Data for the task –

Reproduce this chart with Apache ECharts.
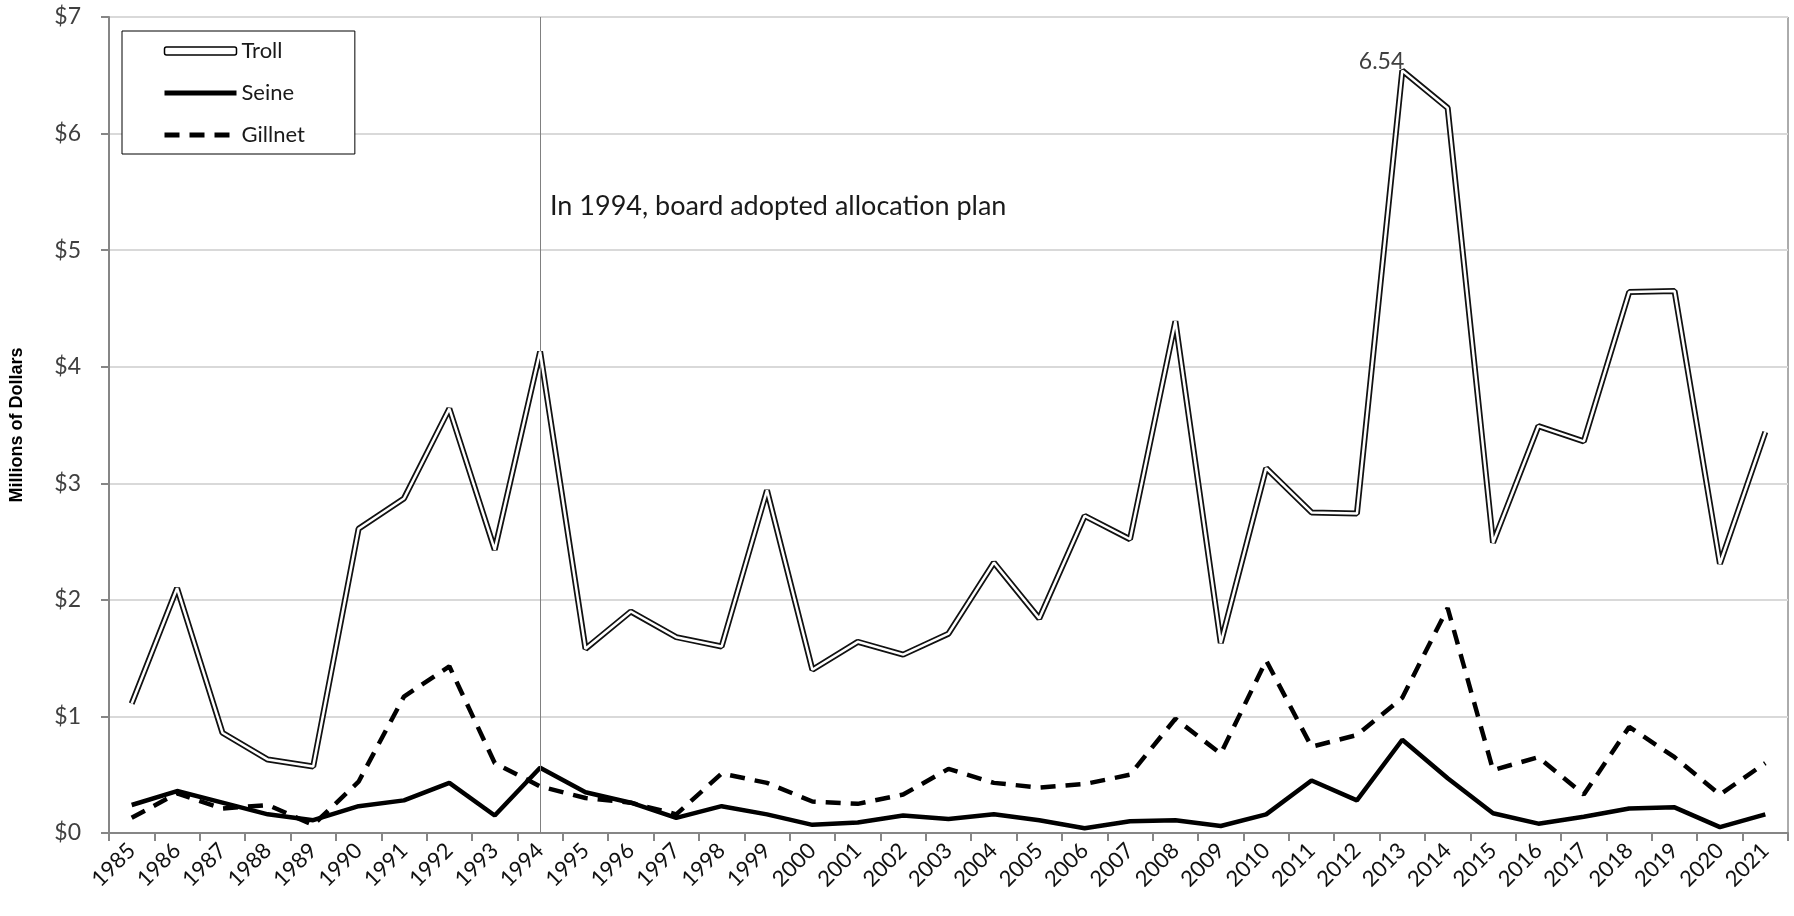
<!DOCTYPE html>
<html>
<head>
<meta charset="utf-8">
<script src="https://cdn.jsdelivr.net/npm/echarts@6.0.0/dist/echarts.min.js"></script>
<style>
  html, body { margin: 0; padding: 0; background: #fff; }
  #main { width: 1794px; height: 916px; }
</style>
</head>
<body>
<div id="main"></div>
<script>
// chart data, millions of dollars
var years = ["1985", "1986", "1987", "1988", "1989", "1990", "1991", "1992", "1993", "1994",
  "1995", "1996", "1997", "1998", "1999", "2000", "2001", "2002", "2003", "2004",
  "2005", "2006", "2007", "2008", "2009", "2010", "2011", "2012", "2013", "2014",
  "2015", "2016", "2017", "2018", "2019", "2020", "2021"];

var troll = [1.11, 2.10, 0.86, 0.63, 0.57, 2.61, 2.87, 3.64, 2.43, 4.13,
  1.58, 1.90, 1.68, 1.60, 2.94, 1.40, 1.64, 1.53, 1.71, 2.32,
  1.84, 2.72, 2.52, 4.39, 1.63, 3.13, 2.75, 2.74, 6.54, 6.22,
  2.49, 3.49, 3.36, 4.64, 4.65, 2.31, 3.44];

var seine = [0.24, 0.36, 0.26, 0.16, 0.11, 0.23, 0.28, 0.43, 0.15, 0.56,
  0.35, 0.26, 0.13, 0.23, 0.16, 0.07, 0.09, 0.15, 0.12, 0.16,
  0.11, 0.04, 0.10, 0.11, 0.06, 0.16, 0.45, 0.28, 0.80, 0.47,
  0.17, 0.08, 0.14, 0.21, 0.22, 0.05, 0.16];

var gillnet = [0.13, 0.34, 0.21, 0.24, 0.07, 0.44, 1.17, 1.43, 0.60, 0.40,
  0.30, 0.26, 0.16, 0.51, 0.43, 0.27, 0.25, 0.33, 0.55, 0.43,
  0.39, 0.42, 0.50, 0.98, 0.68, 1.48, 0.74, 0.84, 1.16, 1.93,
  0.54, 0.65, 0.33, 0.91, 0.65, 0.33, 0.60];

var yTicks = [0, 7, 1]; // min, max, interval
var markYear = "1994";
var noteText = "In 1994, board adopted allocation plan";

var font = "Lato, 'Open Sans', sans-serif";
var dash = [15, 10];

var chartDom = document.getElementById("main");
var myChart = echarts.init(chartDom);

var option = {
  animation: false,
  grid: {
    left: 107,
    right: 6,
    top: 17,
    bottom: 83,
    show: true,
    borderColor: "#595959",
    borderWidth: 1,
  },
  legend: {
    orient: "vertical",
    left: 122,
    top: 31,
    padding: [9, 50, 8, 40],
    backgroundColor: "#fff",
    borderColor: "#000",
    borderWidth: 1,
    itemWidth: 72,
    itemHeight: 8,
    itemGap: 20,
    textStyle: { fontFamily: font, fontSize: 22, color: "#1a1a1a" },
    data: [
      {
        name: "Troll",
        icon: "roundRect",
        itemStyle: { color: "#fff", borderColor: "#000", borderWidth: 1.5, opacity: 1 },
      },
      {
        name: "Seine",
        itemStyle: { opacity: 0 },
        lineStyle: { color: "#000", width: 5, type: "solid" },
      },
      {
        name: "Gillnet",
        itemStyle: { opacity: 0 },
        lineStyle: { color: "#000", width: 5, type: dash },
      },
    ],
  },
  xAxis: [
    {
      type: "category",
      boundaryGap: true,
      data: years,
      axisLine: { show: true, lineStyle: { color: "#868686", width: 2 } },
      axisTick: {
        show: true,
        length: 8,
        interval: 0,
        lineStyle: { color: "#868686", width: 2 },
      },
      axisLabel: {
        interval: 0,
        rotate: 45,
        margin: 14,
        fontFamily: font,
        fontSize: 22,
        color: "#111",
      },
      splitLine: { show: false },
    },
  ],
  yAxis: [
    {
      type: "value",
      min: yTicks[0],
      max: yTicks[1],
      interval: yTicks[2],
      name: "Millions of Dollars",
      nameLocation: "middle",
      nameRotate: 90,
      nameGap: 83,
      nameTextStyle: {
        fontFamily: "'Liberation Sans', Arial, sans-serif",
        fontWeight: "bold",
        fontSize: 18,
        color: "#000",
      },
      axisLine: { show: true, lineStyle: { color: "#868686", width: 2 } },
      axisTick: { show: true, length: 8, lineStyle: { color: "#868686", width: 2 } },
      axisLabel: {
        formatter: "${value}",
        margin: 28,
        fontFamily: font,
        fontSize: 23,
        color: "#404040",
      },
      splitLine: { show: true, lineStyle: { color: "#d9d9d9", width: 2 } },
    },
  ],
  series: [
    {
      name: "Gillnet",
      type: "line",
      data: gillnet,
      symbol: "none",
      showSymbol: false,
      lineStyle: { color: "#000", width: 4.5, type: dash },
      itemStyle: { color: "#000" },
      z: 2,
    },
    {
      name: "Seine",
      type: "line",
      data: seine,
      symbol: "none",
      showSymbol: false,
      lineStyle: { color: "#000", width: 4.5 },
      itemStyle: { color: "#000" },
      z: 3,
      markLine: {
        silent: true,
        symbol: "none",
        label: { show: false },
        lineStyle: { color: "#808080", width: 1, type: "solid" },
        data: [{ xAxis: markYear }],
      },
    },
    {
      name: "Troll",
      type: "line",
      data: troll,
      symbol: "none",
      showSymbol: false,
      lineStyle: { color: "#111", width: 6 },
      itemStyle: { color: "#111" },
      z: 4,
      markPoint: {
        silent: true,
        symbol: "circle",
        symbolSize: 0,
        data: [{ type: "max" }],
        label: {
          show: true,
          position: "left",
          distance: 0,
          offset: [2, -9],
          formatter: "{c}",
          fontFamily: font,
          fontSize: 23,
          color: "#404040",
        },
      },
    },
    {
      name: "TrollInner",
      type: "line",
      data: troll,
      symbol: "none",
      showSymbol: false,
      lineStyle: { color: "#fff", width: 2.5 },
      itemStyle: { color: "#fff" },
      z: 5,
    },
  ],
  graphic: [
    {
      type: "text",
      left: 550,
      top: 193,
      style: {
        text: noteText,
        fontFamily: font,
        fontSize: 27,
        fill: "#1a1a1a",
      },
    },
  ],
};

option && myChart.setOption(option);
</script>
</body>
</html>
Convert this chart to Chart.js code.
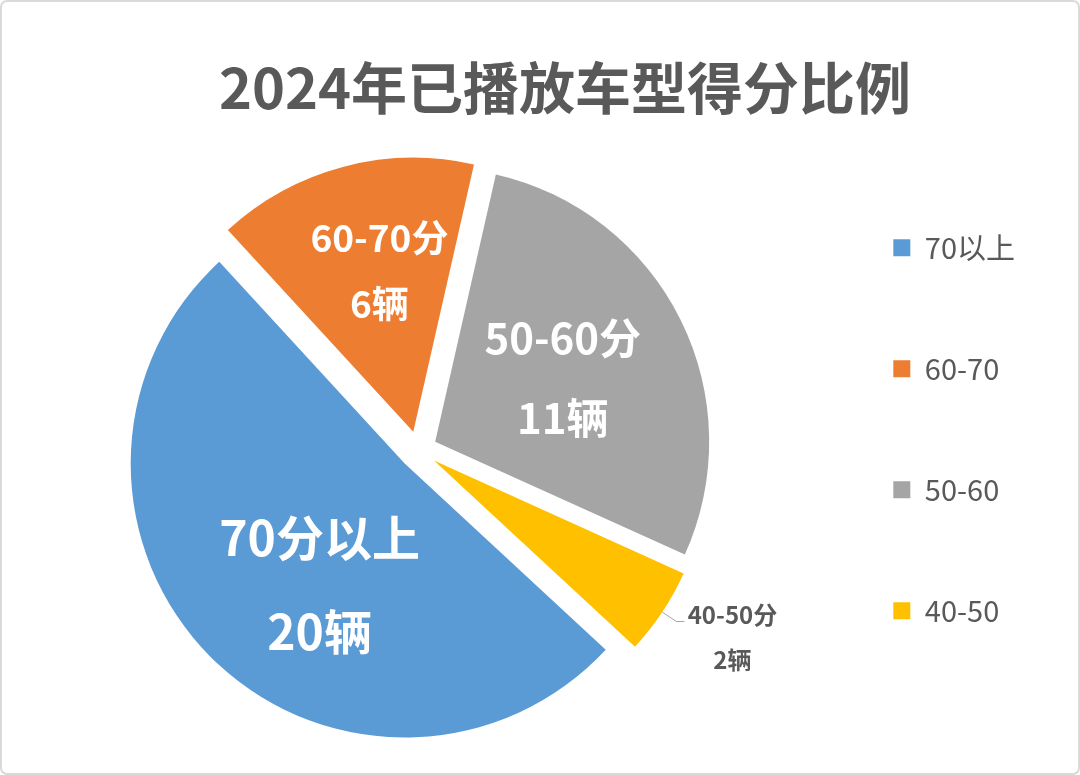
<!DOCTYPE html>
<html>
<head>
<meta charset="utf-8">
<script src="https://cdn.jsdelivr.net/npm/chart.js@4.4.1/dist/chart.umd.min.js"></script>
<style>
  html, body { margin: 0; padding: 0; background: #fff; }
  canvas { display: block; }
</style>
</head>
<body>
<canvas id="grafico" width="1080" height="775"></canvas>
<script>
const titulo = '2024年已播放车型得分比例'
const categorias = ['70以上', '60-70', '50-60', '40-50']
const etiquetas = ['70分以上', '60-70分', '50-60分', '40-50分']
const cantidades = [20, 6, 11, 2]
const colores = ['#5B9BD5', '#ED7D31', '#A5A5A5', '#FFC000']

const fuente = '"Noto Sans CJK SC", "Noto Sans", sans-serif'

// separa cada porcion desde el centro (pie "explotado")
const separar = {
  id: 'separar',
  afterDatasetsUpdate(chart, args, opts) {
    chart.getDatasetMeta(0).data.forEach(arc => {
      const mid = (arc.startAngle + arc.endAngle) / 2
      arc.x += Math.cos(mid) * opts.distancia
      arc.y += Math.sin(mid) * opts.distancia
    })
  }
}

// mueve el titulo un poco a la derecha
const moverTitulo = {
  id: 'moverTitulo',
  afterLayout(chart, args, opts) {
    chart.titleBlock.left += opts.dx
    chart.titleBlock.right += opts.dx
  }
}

const fondo = {
  id: 'fondo',
  beforeDraw(chart) {
    const ctx = chart.ctx
    ctx.save()
    ctx.fillStyle = '#fff'
    ctx.fillRect(0, 0, chart.width, chart.height)
    ctx.restore()
  },
  afterDraw(chart) {
    const ctx = chart.ctx
    ctx.save()
    ctx.strokeStyle = '#d9d9d9'
    ctx.lineWidth = 2
    ctx.beginPath()
    ctx.roundRect(1, 1, chart.width - 2, chart.height - 2, 6)
    ctx.stroke()
    ctx.restore()
  }
}

// etiquetas dentro y fuera de las porciones
const rotulos = {
  id: 'rotulos',
  afterDatasetsDraw(chart, args, opts) {
    const ctx = chart.ctx
    chart.getDatasetMeta(0).data.forEach((arc, i) => {
      const est = opts.estilos[i]
      const mid = (arc.startAngle + arc.endAngle) / 2
      const lineas = [etiquetas[i], cantidades[i] + '辆']
      ctx.save()
      ctx.font = 'bold ' + est.tam + 'px ' + fuente
      ctx.textAlign = 'center'
      ctx.textBaseline = 'middle'
      ctx.fillStyle = est.color
      const salto = est.tam * est.salto
      if (est.fuera) {
        const r = arc.outerRadius
        const x0 = arc.x + Math.cos(mid) * r
        const y0 = arc.y + Math.sin(mid) * r
        const x1 = arc.x + Math.cos(mid) * (r + 17)
        const y1 = arc.y + Math.sin(mid) * (r + 17)
        const x2 = x1 + 8
        ctx.strokeStyle = '#a6a6a6'
        ctx.lineWidth = 1
        ctx.beginPath()
        ctx.moveTo(x0, y0)
        ctx.lineTo(x1, y1)
        ctx.lineTo(x2, y1)
        ctx.stroke()
        const cx = x2 + 48
        ctx.fillText(lineas[0], cx, y1 - 7)
        ctx.fillText(lineas[1], cx, y1 - 7 + salto)
      } else {
        const ang = mid + est.giro * Math.PI / 180
        const r = arc.outerRadius * est.radio
        const cx = arc.x + Math.cos(ang) * r
        const cy = arc.y + Math.sin(ang) * r
        ctx.fillText(lineas[0], cx, cy - salto / 2)
        ctx.fillText(lineas[1], cx, cy + salto / 2)
      }
      ctx.restore()
    })
  }
}

let grafico = document.getElementById('grafico').getContext('2d')

new Chart(grafico, {
  type: 'pie',
  data: {
    labels: categorias,
    datasets: [{
      data: cantidades,
      backgroundColor: colores,
      borderWidth: 0
    }]
  },
  options: {
    responsive: false,
    animation: false,
    events: [],
    devicePixelRatio: 1,
    rotation: 132.8,
    radius: 274,
    layout: {
      padding: { left: 35, right: 55, top: 0, bottom: 16 }
    },
    plugins: {
      title: {
        display: true,
        text: titulo,
        color: '#595959',
        font: { family: fuente, size: 56, weight: 'bold', lineHeight: 1.2 },
        padding: { top: 54, bottom: 20 }
      },
      legend: {
        position: 'right',
        align: 'start',
        fullSize: false,
        labels: {
          boxWidth: 17,
          boxHeight: 17,
          padding: 92,
          color: '#595959',
          font: { family: fuente, size: 29 }
        }
      },
      tooltip: { enabled: false },
      separar: { distancia: 19 },
      moverTitulo: { dx: 35 },
      rotulos: {
        estilos: [
          { tam: 48, salto: 1.95, color: '#fff', radio: 0.54, giro: -10 },
          { tam: 37, salto: 1.8, color: '#fff', radio: 0.6, giro: 3 },
          { tam: 42, salto: 1.9, color: '#fff', radio: 0.52, giro: 0 },
          { tam: 24, salto: 1.9, color: '#595959', fuera: true }
        ]
      }
    }
  },
  plugins: [fondo, separar, moverTitulo, rotulos]
})
</script>
</body>
</html>
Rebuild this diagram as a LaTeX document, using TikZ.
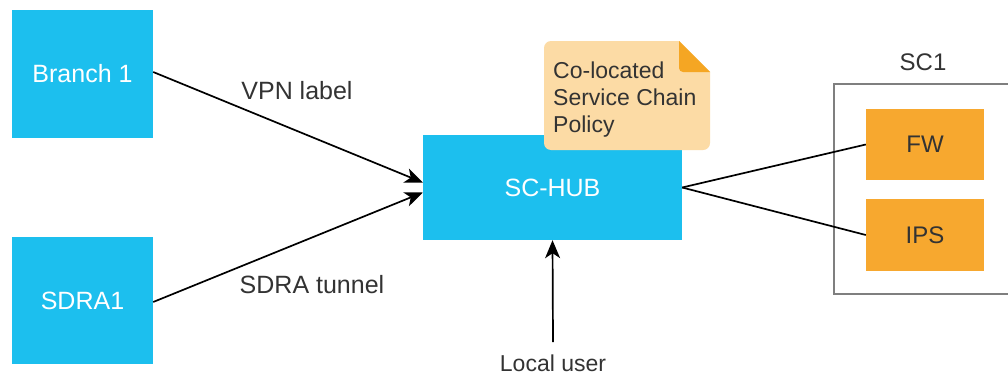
\documentclass[tikz,border=0pt]{standalone}
\usepackage{fontspec}
\setmainfont{Liberation Sans}
\usetikzlibrary{arrows.meta,calc}
\definecolor{hubblue}{HTML}{1CBFEE}
\definecolor{fworange}{HTML}{F7A82F}
\definecolor{notefill}{HTML}{FCDBA5}
\definecolor{notefold}{HTML}{F5A623}
\definecolor{txtgray}{HTML}{333333}
\definecolor{boxgray}{HTML}{7F7F7F}
\begin{document}
\begin{tikzpicture}[x=1pt,y=-1pt,
  bluebox/.style={fill=hubblue,draw=none,text=white,font=\fontsize{25}{30}\selectfont,inner sep=0pt},
  orangebox/.style={fill=fworange,draw=none,text=txtgray,font=\fontsize{24}{29}\selectfont,inner sep=0pt,minimum width=118pt},
  lbl/.style={text=txtgray,font=\fontsize{25}{30}\selectfont,inner sep=0pt},
  conn/.style={line width=1.7pt,black},
  arr/.style={conn,-{Stealth[length=18pt,width=15pt,inset=5pt]}}]
\useasboundingbox (0,0) rectangle (1008,375);
\fill[white] (0,0) rectangle (1008,375);
% SC1 container
\draw[boxgray,line width=2.2pt] (834,84) rectangle (1020,294);
\node[lbl,font=\fontsize{24}{29}\selectfont] (sc1) at (923,62) {SC1};
% nodes
\node[bluebox,minimum width=141pt,minimum height=128pt] (b1) at (82.5,74) {Branch 1};
\node[bluebox,minimum width=141pt,minimum height=127pt] (sdra) at (82.5,300.5) {SDRA1};
\node[bluebox,minimum width=259pt,minimum height=105pt] (hub) at (552.5,187.5) {SC-HUB};
\node[orangebox,minimum height=71pt] (fw) at (925,144.5) {FW};
\node[orangebox,minimum height=72pt] (ips) at (925,235) {IPS};
% note
\fill[notefill,rounded corners=7pt] (544,150) -- (544,41) [sharp corners] -- (679,41) -- (710,72) [rounded corners=7pt] -- (710,150) -- cycle;
\fill[notefold] (679,41) [rounded corners=4pt] -- (679,72) [sharp corners] -- (710,72) -- cycle;
\node[lbl,font=\fontsize{23}{27}\selectfont,align=left,anchor=north west,inner sep=0pt] (note) at (553,62) {Co-located\\Service Chain\\Policy};
% connectors
\draw[arr] (b1.east |- 0,72) -- ([yshift=5pt]hub.west);
\draw[arr] (sdra.east |- 0,302) -- ([yshift=-5pt]hub.west);
\node[lbl] (vpn) at (297,91) {VPN label};
\node[lbl] (sdt) at (312,285) {SDRA tunnel};
\draw[conn] (hub.east) -- (fw.west);
\draw[conn] (hub.east) -- (ips.west);
\coordinate (lu) at (553,342);
\draw[arr] (lu) -- (hub.south);
\node[lbl,font=\fontsize{23}{27}\selectfont] (user) at (553,363) {Local user};
\end{tikzpicture}
\end{document}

What this task involves –
Omit every picture, and please return the entries exactly from the first line through the line with "2.49, 3.49, 3.36, 4.64, 4.65, 2.31, 3.44];", both included.

Result of this exercise –
Reproduce this chart with Apache ECharts.
<!DOCTYPE html>
<html>
<head>
<meta charset="utf-8">
<script src="https://cdn.jsdelivr.net/npm/echarts@6.0.0/dist/echarts.min.js"></script>
<style>
  html, body { margin: 0; padding: 0; background: #fff; }
  #main { width: 1794px; height: 916px; }
</style>
</head>
<body>
<div id="main"></div>
<script>
// chart data, millions of dollars
var years = ["1985", "1986", "1987", "1988", "1989", "1990", "1991", "1992", "1993", "1994",
  "1995", "1996", "1997", "1998", "1999", "2000", "2001", "2002", "2003", "2004",
  "2005", "2006", "2007", "2008", "2009", "2010", "2011", "2012", "2013", "2014",
  "2015", "2016", "2017", "2018", "2019", "2020", "2021"];

var troll = [1.11, 2.10, 0.86, 0.63, 0.57, 2.61, 2.87, 3.64, 2.43, 4.13,
  1.58, 1.90, 1.68, 1.60, 2.94, 1.40, 1.64, 1.53, 1.71, 2.32,
  1.84, 2.72, 2.52, 4.39, 1.63, 3.13, 2.75, 2.74, 6.54, 6.22,
  2.49, 3.49, 3.36, 4.64, 4.65, 2.31, 3.44];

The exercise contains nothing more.